Теперь он сам готовил себе завтрак — какие-нибудь хлопья с молоком, а днем на обед — сандвич. Ужин готовила мать — наспех, не как прежде; чаще всего Люк ужинал на кухне в одиночестве, а она уходила с подносом к отцу и ужинала вместе с ним в спальне. Если Рут и оставалась с Люком, разговоров только и было что об отце. Теперь она не расспрашивала Люка о его делах, нет; каждая ее фраза начиналась и кончалась одинаково: «твой папа» то, «твой папа» се, — ни о чем другом она не помышляла. Как мужественно и стойко он переносит свое несчастье, каким мужественным и стойким он был всегда, каким надежным он был с самого начала.

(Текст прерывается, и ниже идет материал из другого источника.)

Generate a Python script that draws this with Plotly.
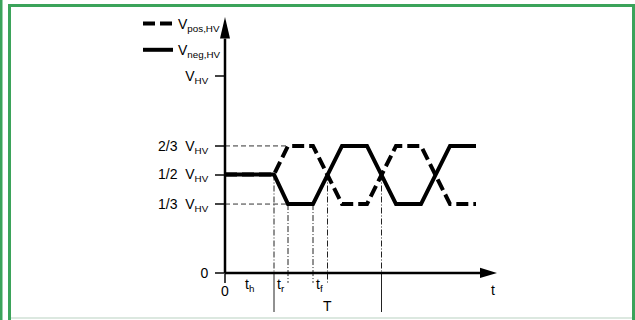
import plotly.graph_objects as go

# signal levels as drawn (fractions of V_HV)
level_vals = [0, 0.35, 0.5, 0.645, 1.0]
level_text = ["0", "1/3  V<sub>HV</sub>", "1/2  V<sub>HV</sub>", "2/3  V<sub>HV</sub>", "V<sub>HV</sub>"]

# waveform breakpoints (time units)
t_wave = [0, 4.9, 6.3, 8.8, 11.7, 14.2, 17.1, 19.6, 22.5, 25.1]
v_pos = [0.5, 0.5, 0.645, 0.645, 0.35, 0.35, 0.645, 0.645, 0.35, 0.35]
v_neg = [0.5, 0.5, 0.35, 0.35, 0.645, 0.645, 0.35, 0.35, 0.645, 0.645]

# time markers: position, level where the marker starts, reaches below axis
mark_t = [4.9, 6.3, 8.8, 10.25, 15.65]
mark_v = [0.5, 0.35, 0.35, 0.5, 0.5]
mark_long = [True, False, False, False, True]

# time labels
time_labels = ["t<sub>h</sub>", "t<sub>r</sub>", "t<sub>f</sub>", "T", "t"]
time_label_t = [2.45, 5.6, 9.4, 10.28, 26.8]
time_label_v = [-0.06, -0.06, -0.06, -0.165, -0.085]

x_range = [-22.5, 41.0]
y_range = [-0.2386, 1.3858]
x_tip, x_base = 27.2, 25.5
y_tip, y_base = 1.30, 1.19

FONT = "Liberation Sans, Arial, sans-serif"
GREEN = "#3ba35a"

fig = go.Figure()

# helper guides at 1/3 and 2/3
for lv in [0.645, 0.35]:
    fig.add_trace(go.Scatter(x=[0, 6.3], y=[lv, lv], mode="lines", showlegend=False,
                             hoverinfo="skip",
                             line=dict(color="#333", width=1, dash="5px,3px")))

# vertical time markers
for t, v, lng in zip(mark_t, mark_v, mark_long):
    low = 0 if lng else -0.05
    fig.add_trace(go.Scatter(x=[t, t], y=[v, low], mode="lines", showlegend=False,
                             hoverinfo="skip",
                             line=dict(color="#222", width=1, dash="6px,2px,1px,2px")))
    if lng:
        fig.add_trace(go.Scatter(x=[t, t], y=[0, -0.198], mode="lines", showlegend=False,
                                 hoverinfo="skip", line=dict(color="#222", width=1)))

fig.add_trace(go.Scatter(x=t_wave, y=v_pos, mode="lines", name="V<sub>pos,HV</sub>",
                         legendgroup="pos",
                         line=dict(color="black", width=4, dash="12px,5px")))
fig.add_trace(go.Scatter(x=t_wave, y=v_neg, mode="lines", name="V<sub>neg,HV</sub>",
                         legendgroup="neg",
                         line=dict(color="black", width=4)))

# axes with arrows
fig.add_shape(type="line", xref="x", yref="y", x0=0, y0=0, x1=x_base, y1=0,
              line=dict(color="black", width=2.5))
fig.add_shape(type="line", xref="x", yref="y", x0=0, y0=0, x1=0, y1=y_base,
              line=dict(color="black", width=2.5))
fig.add_shape(type="path", xref="x", yref="y",
              path=f"M {x_tip},0 L {x_base},0.026 L {x_base},-0.026 Z",
              fillcolor="black", line=dict(width=0))
fig.add_shape(type="path", xref="x", yref="y",
              path=f"M 0,{y_tip} L 0.5,{y_base} L -0.5,{y_base} Z",
              fillcolor="black", line=dict(width=0))

for txt, t, v in zip(time_labels, time_label_t, time_label_v):
    fig.add_annotation(x=t, y=v, text=txt, showarrow=False,
                       font=dict(family=FONT, size=14, color="black"))

# green frame
frame = [
    (0, 0, 2.5, 320),
    (8, 4, 11, 320),
    (8, 4, 635, 7),
    (632, 4, 635, 320),
]
for x0, y0, x1, y1 in frame:
    fig.add_shape(type="rect", xref="paper", yref="paper",
                  x0=x0 / 635, x1=x1 / 635, y0=1 - y0 / 320, y1=1 - y1 / 320,
                  fillcolor=GREEN, line=dict(width=0), layer="above")
fig.add_shape(type="rect", xref="paper", yref="paper",
              x0=11 / 635, x1=632 / 635, y0=1 - 317 / 320, y1=1 - 319 / 320,
              fillcolor="#dce8e0", line=dict(width=0))

fig.update_layout(
    width=635, height=320,
    margin=dict(l=0, r=0, t=0, b=0),
    paper_bgcolor="white", plot_bgcolor="white",
    font=dict(family=FONT, size=14, color="black"),
    xaxis=dict(range=x_range, domain=[0, 1], anchor="free", position=47 / 320,
               showgrid=False, zeroline=False, showline=False,
               tickvals=[0], ticktext=["0"], ticks="outside", ticklen=9,
               ticklabelstandoff=-4,
               tickwidth=1.5, tickcolor="#444", fixedrange=True),
    yaxis=dict(range=y_range, domain=[0, 1], anchor="free", position=225 / 635,
               showgrid=False, zeroline=False, showline=False,
               tickvals=level_vals, ticktext=level_text, ticks="outside", ticklen=10,
               ticklabelstandoff=4,
               tickwidth=1.5, tickcolor="#444", fixedrange=True),
    legend=dict(x=138 / 635, y=1 - 8 / 320, xanchor="left", yanchor="top",
                bgcolor="rgba(0,0,0,0)", font=dict(family=FONT, size=14),
                itemwidth=30, traceorder="grouped", tracegroupgap=5),
    showlegend=True,
)

fig.write_html("out.html", config={"displayModeBar": False},
               post_script="document.body.style.margin='0';document.body.style.overflow='hidden';")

— Мне было всего девятнадцать, когда мы встретились, — рассказывала она, — а ему тридцать. Я была невзрачной девчонкой, а он — красавец, с прекрасными манерами; в замечательном сером костюме. В то время я собиралась замуж за Эзру, папиного брата; ты, наверное, не знал об этом, правда? Да, я тогда пользовалась успехом. И тут вмешался твой папа. Ох и настырный же он был! Его не смущало, как это выглядит со стороны, — ему было все равно. Растолкал всех и объявил себя моим женихом. Сперва я думала, он смеется надо мной. Ведь он мог бы взять себе любую девушку, любую красавицу, но потом я увидела: это всерьез. Я не знала, что делать, потому что по-настоящему любила твоего дядю Эзру, хотя он был… он был гораздо проще, больше подходил ко мне. Но стоило появиться твоему папе, даже воздух в комнате и тот становился другим — живым, что ли. И вот однажды он положил мне руки на плечи, я сказала ему, не надо, я помолвлена с Эзрой, а он сказал, что знает об этом, и подошел еще ближе, и тогда я сказала, что Эзра хороший, очень хороший человек, а он ответил, да, это правда; и мы обнялись и прижались друг к другу, как двое людей, у которых общее горе, и я сказала: «Да ты ведь почти что мой деверь», и он сказал: «Да, вот именно почти» — и поцеловал меня в губы.